Islam, the world’s second largest religion after Christianity, was founded by the Prophet Muhammad in the seventh century AD. It is still the leading faith in the Arab world, as well as in most of the Middle East. Islam is much more than a religion: it also supplies the guiding principles of political and social life.
In Islam, it is considered both a religious duty and a social necessity to get married. Thus there is a great emphasis on the religious and social dimensions of the ceremony, which usually lasts about one-and-a-half hours.
The ceremony is generally a well-attended affair, though to make it official, only two male witnesses are required. The wedding always retains a spirit of simplicity, in accordance with the tenets of Islam
Planning Muslim wedding
- The Muslim calendar works on a lunar cycle, so there are no fixed days for weddings. However, it is forbidden to marry on the two days of Eid, which occur after the feast of Ramadan, and the Day of Pilgrimage. It is also impossible to marry on the Day of Ashura, which falls on either the 9th or 10th day of the Islamic first month (Muharran).
- You can marry at any time of the day.
- There is no fixed notice period required before marriage, as, in Islam, there’s no registrar system.
Muslim wedding wear
Traditionally, the Asian Muslim bride wears sparkling, bright clothes, with lots of jewellery and flowers. This is in contrast to the Arab Muslim bride, who traditionally wears a white dress and veil, like her Christian counterpart. Her hands and feet are decorated with henna tattoos (Mehndi).
The groom wears a simple outfit, either traditional or a western-style suit - or a combination of the two.
On the big day
- The marriage ceremony itself is called the Nikah. The bride and groom are separated, either in different parts of the hall, or in different rooms.

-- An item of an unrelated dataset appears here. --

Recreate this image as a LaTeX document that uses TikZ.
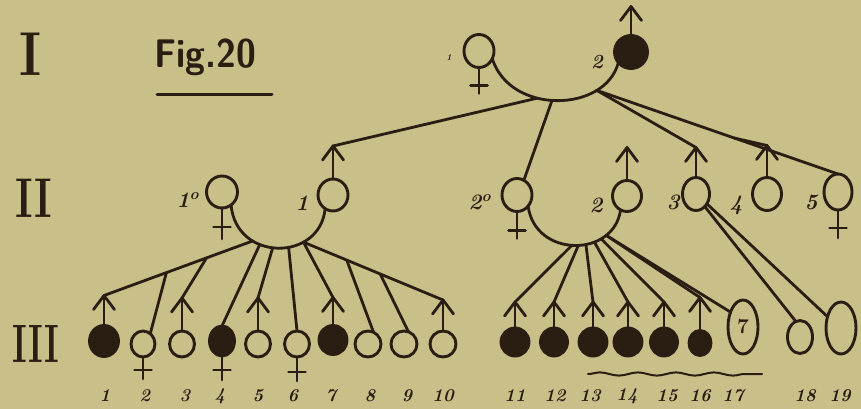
\documentclass[tikz,border=0pt]{standalone}
\usetikzlibrary{shapes.geometric,calc,decorations.pathmorphing}
\definecolor{bgc}{RGB}{201,191,137}
\definecolor{inkc}{RGB}{42,30,18}
\tikzset{
  ink/.style={draw=inkc, line width=2.8pt, line cap=round, line join=round},
  opn/.style={ellipse, draw=inkc, line width=2.9pt, inner sep=0pt, outer sep=0pt},
  fld/.style={opn, fill=inkc},
  sz/.style 2 args={minimum width=#1pt, minimum height=#2pt},
  lbl/.style={text=inkc, inner sep=0pt, font=\fontsize{18}{18}\selectfont\bfseries\itshape},
  lblb/.style={text=inkc, inner sep=0pt, font=\fontsize{22}{22}\selectfont\bfseries\itshape},
  roman/.style={text=inkc, inner sep=0pt},
}
\newcommand\mymale[2]{%
  \draw[ink] (#1.north) -- ++(0,-#2) coordinate (#1-t);
  \draw[ink] ($(#1-t)+(-10.5,14)$) -- (#1-t) -- ($(#1-t)+(10.5,14)$);}
\newcommand\myfem[3]{%
  \draw[ink] (#1.south) -- ++(0,#2) coordinate (#1-b);
  \draw[ink] ($(#1.south)+(-8.5,#3)$) -- ($(#1.south)+(8.5,#3)$);}
\begin{document}
\begin{tikzpicture}[x=1pt,y=-1pt]
\fill[bgc] (0,0) rectangle (861,409);
\path[use as bounding box] (0,0) rectangle (861,409);

% generation numerals and title
\node[roman, font=\fontsize{62}{62}\selectfont\bfseries] (nI) at (31,54) {\scalebox{0.85}[1]{I}};
\node[roman, font=\fontsize{56}{56}\selectfont\bfseries] (nII) at (34,198) {\scalebox{0.75}[1]{II}};
\node[roman, font=\fontsize{54}{54}\selectfont\bfseries] (nIII) at (36,344) {\scalebox{0.65}[1]{III}};
\node[text=inkc, inner sep=0pt, anchor=base west, font=\sffamily\bfseries\fontsize{40}{40}\selectfont] (fig) at (154,68) {\scalebox{0.9}[1]{Fig.20}};
\draw[ink, line width=3pt] (157,95) -- (272,95);

% generation I
\node[opn, sz={30}{33}] (g1a) at (479,51) {};
\myfem{g1a}{26}{18}
\node[lbl, font=\fontsize{9}{9}\selectfont\bfseries\itshape] (l1a) at (449,58) {1};
\node[fld, sz={33}{33}] (g1b) at (631,52) {};
\mymale{g1b}{29}
\node[lbl, font=\fontsize{20}{20}\selectfont\bfseries\itshape] (l1b) at (597,62) {2};
\draw[ink] (g1a.-30) .. controls (510,115) and (605,113) .. (g1b.-140)
  coordinate[pos=0.38] (j1) coordinate[pos=0.47] (j2) coordinate[pos=0.76] (j3);

% generation II
\node[opn, sz={31}{32}] (m2a) at (222,192) {};
\myfem{m2a}{31}{19}
\node[lblb] (l2a) at (188,200) {1\textsuperscript{o}};
\node[opn, sz={30}{32}] (m2b) at (333,195) {};
\mymale{m2b}{33}
\node[lblb] (l2b) at (302,203) {1};
\node[opn, sz={30}{33}] (m2c) at (517,195) {};
\myfem{m2c}{27}{19}
\node[lblb] (l2c) at (480,202) {2\textsuperscript{o}};
\node[opn, sz={29}{31}] (m2d) at (627,196) {};
\mymale{m2d}{33}
\node[lblb] (l2d) at (596,205) {2};
\node[opn, sz={27}{33}] (m2e) at (696,194) {};
\mymale{m2e}{30}
\node[lblb] (l2e) at (673,202) {3};
\node[opn, sz={29}{33}] (m2f) at (767,194) {};
\mymale{m2f}{32}
\node[lblb] (l2f) at (736,205) {4};
\node[opn, sz={28}{36}] (m2g) at (838,192) {};
\myfem{m2g}{28}{18}
\node[lblb] (l2g) at (811,202) {5};

\draw[ink] (j1) -- (m2b-t);
\draw[ink] (j2) -- (m2c.65);
\draw[ink] (j3) -- (m2e-t);
\draw[ink] (j3) -- (m2g.north) coordinate[pos=0.57] (j4);
\draw[ink] (j4) -- (m2f-t);

% generation III, left family
\node[fld, sz={29}{31}] (r1) at (104,341) {}; \mymale{r1}{30}
\node[opn, sz={24}{26}] (r2) at (143,344) {}; \myfem{r2}{22}{13}
\node[opn, sz={25}{26}] (r3) at (182,344) {}; \mymale{r3}{33}
\node[fld, sz={25}{30}] (r4) at (222,341) {}; \myfem{r4}{24}{14}
\node[opn, sz={25}{26}] (r5) at (258,344) {}; \mymale{r5}{33}
\node[opn, sz={25}{26}] (r6) at (297,344) {}; \myfem{r6}{24}{15}
\node[fld, sz={28}{29}] (r7) at (333,340) {}; \mymale{r7}{28}
\node[opn, sz={26}{26}] (r8) at (368,344) {};
\node[opn, sz={26}{26}] (r9) at (404,344) {};
\node[opn, sz={26}{26}] (r10) at (443,344) {}; \mymale{r10}{31}

\draw[ink] (m2a.-55) .. controls (236,262) and (320,262) .. (m2b.-120)
  coordinate[pos=0.3] (fa) coordinate[pos=0.36] (fb) coordinate[pos=0.46] (fc)
  coordinate[pos=0.58] (fd) coordinate[pos=0.7] (fe);
\draw[ink] (fa) -- (r1-t) coordinate[pos=0.31] (fa3) coordinate[pos=0.58] (fa2);
\draw[ink] (fa2) -- (r2.55);
\draw[ink] (fa3) -- (r3-t);
\draw[ink] (fb) -- (r4.north);
\draw[ink] (fc) -- (r5-t);
\draw[ink] (fd) -- (r6.north);
\draw[ink] (fe) -- (r7-t);
\draw[ink] (fe) -- (r10-t) coordinate[pos=0.31] (fe8) coordinate[pos=0.55] (fe9);
\draw[ink] (fe8) -- (r8.65);
\draw[ink] (fe9) -- (r9.70);

% generation III, right family
\node[fld, sz={28}{28}] (r11) at (515,342) {}; \mymale{r11}{26}
\node[fld, sz={27}{28}] (r12) at (554,342) {}; \mymale{r12}{26}
\node[fld, sz={28}{28}] (r13) at (593,342) {}; \mymale{r13}{26}
\node[fld, sz={28}{28}] (r14) at (628,342) {}; \mymale{r14}{26}
\node[fld, sz={27}{28}] (r15) at (664,342) {}; \mymale{r15}{26}
\node[fld, sz={22}{25}] (r16) at (700,343) {}; \mymale{r16}{33}
\node[opn, sz={30}{54}, text=inkc, font=\fontsize{21}{21}\selectfont\bfseries] (r17) at (743,327) {7};
\node[opn, sz={25}{33}] (r18) at (800,337) {};
\node[opn, sz={30}{52}] (r19) at (841,328) {};

\draw[ink] (m2c.-45) .. controls (535,258) and (614,258) .. (m2d.-115)
  coordinate[pos=0.48] (ga) coordinate[pos=0.53] (gb) coordinate[pos=0.59] (gc)
  coordinate[pos=0.66] (gd) coordinate[pos=0.72] (ge) coordinate[pos=0.77] (gf);
\draw[ink] (ga) -- (r11-t);
\draw[ink] (gb) -- (r12-t);
\draw[ink] (gc) -- (r13-t);
\draw[ink] (gd) -- (r14-t);
\draw[ink] (ge) -- (r15-t);
\draw[ink] (gf) -- (r16-t);
\draw[ink] (gf) -- (r17.130);
\draw[ink] (m2e.-55) -- (r18.105);
\draw[ink] (m2e.-42) -- (r19.140);

% wavy underline
\draw[ink, line width=2pt, decorate, decoration={snake, amplitude=1.6pt, segment length=38pt}] (588,374) -- (762,374);

% labels row III
\foreach \t/\x in {1/105,2/145,3/185,4/220,5/258,6/293,7/331,8/370,9/407,10/443,
                   11/515,12/555,13/590,14/627,15/667,16/700,17/733,18/805,19/840}{
  \node[lbl] (n\t) at (\x,396) {\t};
}
\end{tikzpicture}
\end{document}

Guests are traditionally also separated by gender, although in Western cultures they may be mixed.
- The marriage party listens to a marriage sermon given by the Muslim officiating at the service. This serves to solemnise the marriage. There are no particular specifications so the marriage ceremony is very much up to the Qazi performing the ritual. Some recite the Fatihah (the first chapter of the Koran) and the blessing or durud.
- Traditionally, there is no service sheet, although, in recent years, texts have been supplied.
- The marriage documents (contract and certificate) are filed at the mosque and the local government. The ceremony ends with a prayer (Duoa) for the bride and groom, their families, and the Muslim community at large.
- You can throw confetti, but it is more traditional to shower the bride with coins, a ritual known as Savaqah.
- A marriage banquet, or Walima, follows the ceremony, served to the men and women separately. After the meal the couple are seated together for the first time, their heads covered by a dupatta and prayers are read.
The bride and groom spend the first night of married life at her house, in separate rooms. In the morning, the groom’s father will escort them to their new home and give the bride’s hand to her husband, asking him to protect his daughter. This farewell ritual is known as the rukhsat.